Result: Decisive. The king returned to Paris. The Revolution continued. The women have been somewhat undercredited ever since which is pretty typical of male historians.

Walk 11 - Marching on Boats
Pacific — Nuclear Free Pacific flotilla
Not strictly a march in exactly the same way navigating the Whanganui River Journey Great Walk is not strictly a walk - except perhaps for Jesus.

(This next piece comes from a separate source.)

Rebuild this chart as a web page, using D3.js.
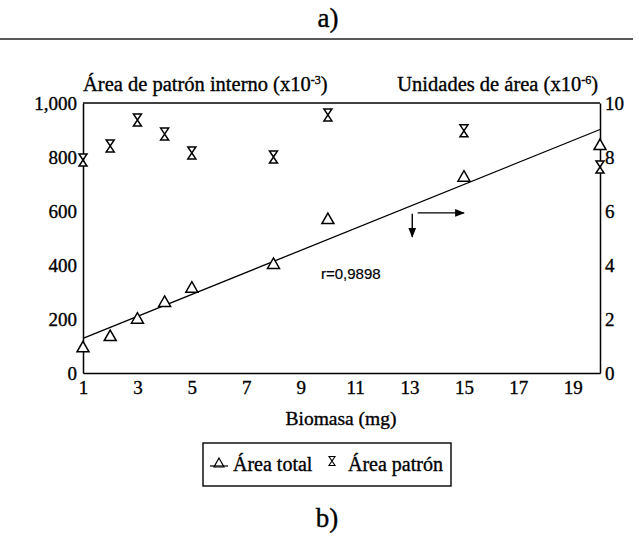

In 1973, New Zealand did something that small countries rarely do: it sailed half its navy (the warship Otago) along with a flotilla of private yachts directly at France's nuclear testing programme and essentially said, firmly and with maritime flags, “Stop That!” The HMNZS Otago left Auckland with 242 crew, one government minister, and the quiet determination of a nation that had decided the Pacific belonged to the people living in it rather than to whoever happened to have the largest bombs. France, after initially ignoring everyone, moved its explosions underground in 1974, and New Zealand made itself officially nuclear-free in 1987. It had taken fourteen years of persistent civilian badgering to get there, which by the standards of governments responding to public opinion is practically instantaneous.
Result: France eventually stopped testing above ground and then stopped testing in the Pacific altogether but not before indulging in terrorism in Waitematā Harbour.